STATE

Entergy to buy power from La. solar plant

Kristen Mosbrucker The Advocate (Baton Rouge)

BATON ROUGE -- Some 197,000 solar panels capable of powering thousands of homes are going into one of the largest solar plants to be built in Louisiana on a 560-acre site near Port Allen.

Capital Region Solar began construction this week near Port Allen. Entergy Louisiana will be purchasing power from the solar farm for 20 years after it is completed in second-quarter 2020. It is expected to save Entergy Louisiana customers $29 million over 20 years, the company says.

"Louisiana is undergoing tremendous growth and we need to be ready to deliver low-cost, diverse energy sources to help sustain that growth," said Philip May, CEO of Entergy Louisiana.

"The economies of scale has finally kicked in," said Joshua Pearce, director of the Michigan Tech Open Sustainability Technology lab. "Utilities are actively putting in large-scale solar farms because it's now a low enough cost. When costs first came down, large industry jumped on it first and now utilities are catching up."

The plant will generate 50 megawatts of power. Construction costs were not disclosed but a planned solar farm of similar size in northwest Louisiana is projected to cost about $78 million.

The plant is under contract with Depcom Power, an Arizona-based solar farm construction company. Depcom Power is providing engineering, procurement, construction in addition to operations and maintenance for the solar farm owned by Eagle Solar Group.

The solar farm is projected to offset the equivalent of 19,000 passenger vehicle emissions each year.

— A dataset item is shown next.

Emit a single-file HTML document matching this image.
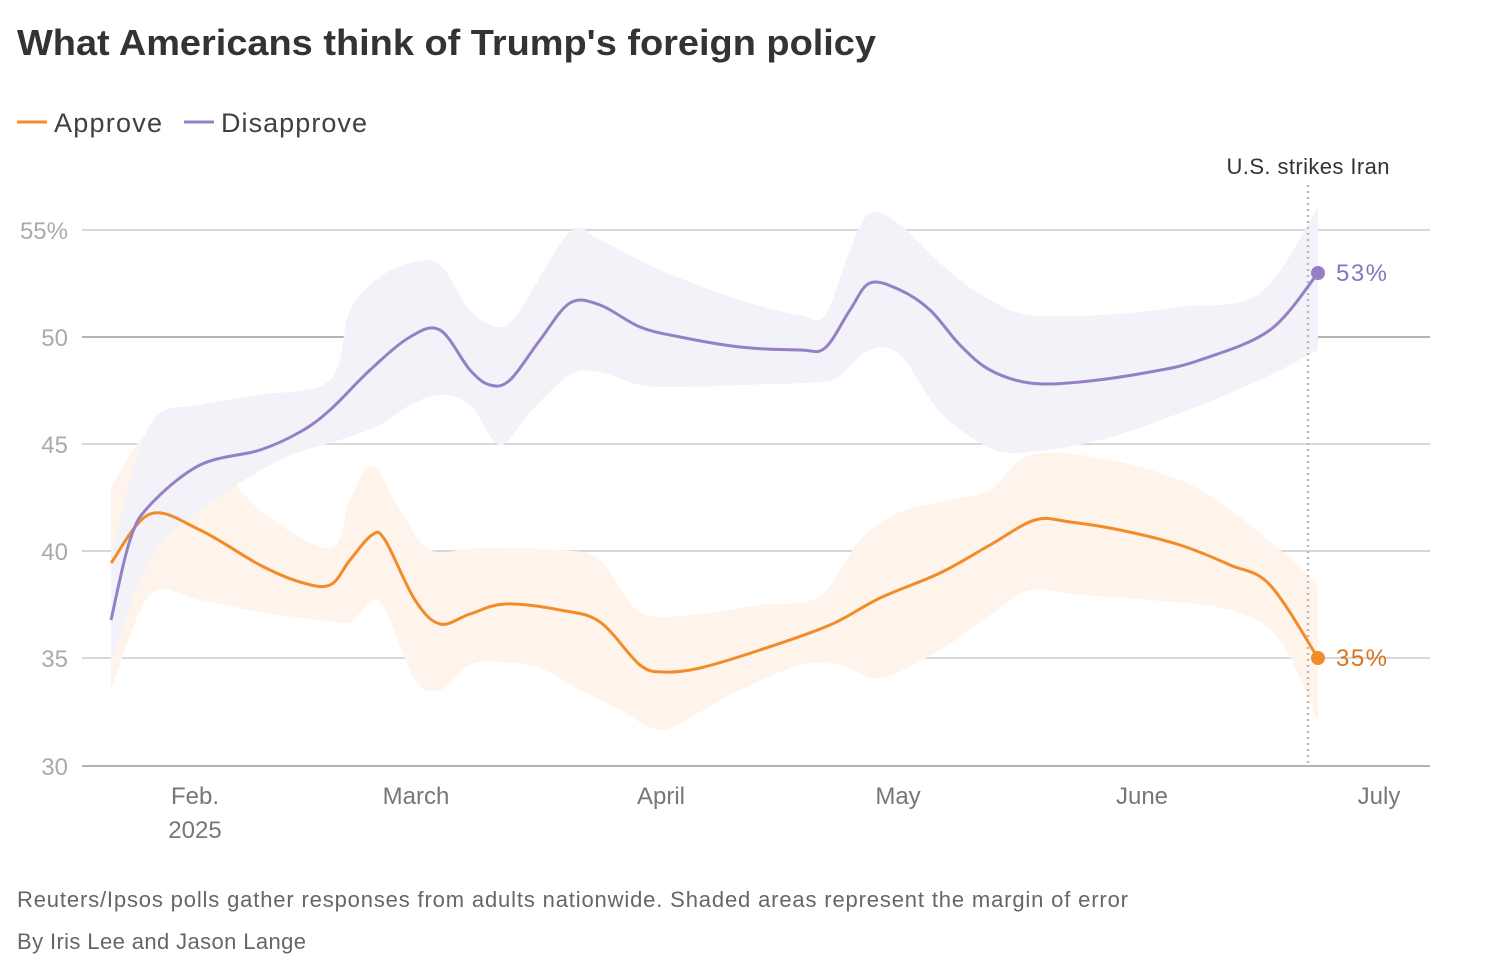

In 2018, the national average for the number of homes powered by one megawatt of solar power is 190, according to the Solar Energy Industries Association. That means a 50-megawatt solar farm may provide power for 9,500 homes. In Louisiana, the average home uses more electricity than any other state in the U.S., so that same megawatt of power only stretches to 100 homes.

About 350 jobs will be supported during construction. The project is expected to add $6.4 million in tax revenue over a 30-year period, according to Depcom Power.

The solar construction company said it expects to hire local residents during construction, especially U.S. veterans.

Entergy Louisiana has about 190 megawatts of renewable resources in its portfolio which includes hydro, biomass and waste heat recovery. The utility company has more 1 million electric service customers and said that there's been an uptick in demand for electricity.

The company has been growing its share of solar for the past few years -- though it's all been South of Baton Rouge.

In 2016, Entergy New Orleans, a sister company of Entergy Louisiana, built a one megawatt pilot solar plant that had 4,200 solar panels on the East side.

In February, Entergy New Orleans completed a 2.5 megawatt solar farm perched on roof of warehouses ear the Inner Harbor Navigation Canal with plans to expand that to 5 megawatts but a goal to reach 20 megawatts on commercial rooftops across the city.

Now Entergy New Orleans is building a $42 million solar farm that will generate 20 megawatts of power on the East Side of the city. Entergy New Orleans also plans to purchase 50 megawatts of solar power from a new facility slated to be build in Washington Parish on LSU AgCenter property and 20 megawatts of power from a new solar facility in St. James Parish.

The cost of producing solar power at utility-scale plants has declined precipitously in the past decade -- there was a 86% drop since 2009, according to research conducted by Lazard, a global financial advisory and investment management firm.

Utility scale renewable energy projects are considered to be those which product at least 10 megawatts of power, according to the Department of Energy.

In 2009, the cost to produce one megawatt of solar was $350 but by 2013 the cost dropped below $100 per megawatt. In 2017, the cost to produce one megawatt of solar power was $50 compared to $102 per megawatt for coal. Nuclear power cost $148 per megawatt whereas natural gas cost $60 and wind cost $50 for the same amount of power.

The cost to produce solar power has declined because manufacturers of solar panels have been able to scale operations to produce one gigawatt -- or one billion megawatts -- of panels each year. And not just production overseas. A new solar panel manufacturing plant capable of producing 1.7 gigawatts of solar panels each year owned by South Korean business Hanwha opened in Dalton, Georgia in January.

The Michigan Tech Open Sustainability Technology lab estimated that it would take about 1,544 gigawatts of solar power to replace all fossil fuel production on the U.S. electric grid. For most of the U.S., solar is the cheapest renewable option to produce electricity, according to the academic lab.

"Utilities are in a dangerous position right now, for what they are selling electricity for residents would save money by putting solar on their roof," Pearce said.

More than 80 megawatts of residential solar was installed across Louisiana between 2014 and 2019 as of first quarter, according to the Solar Energy Industries Association.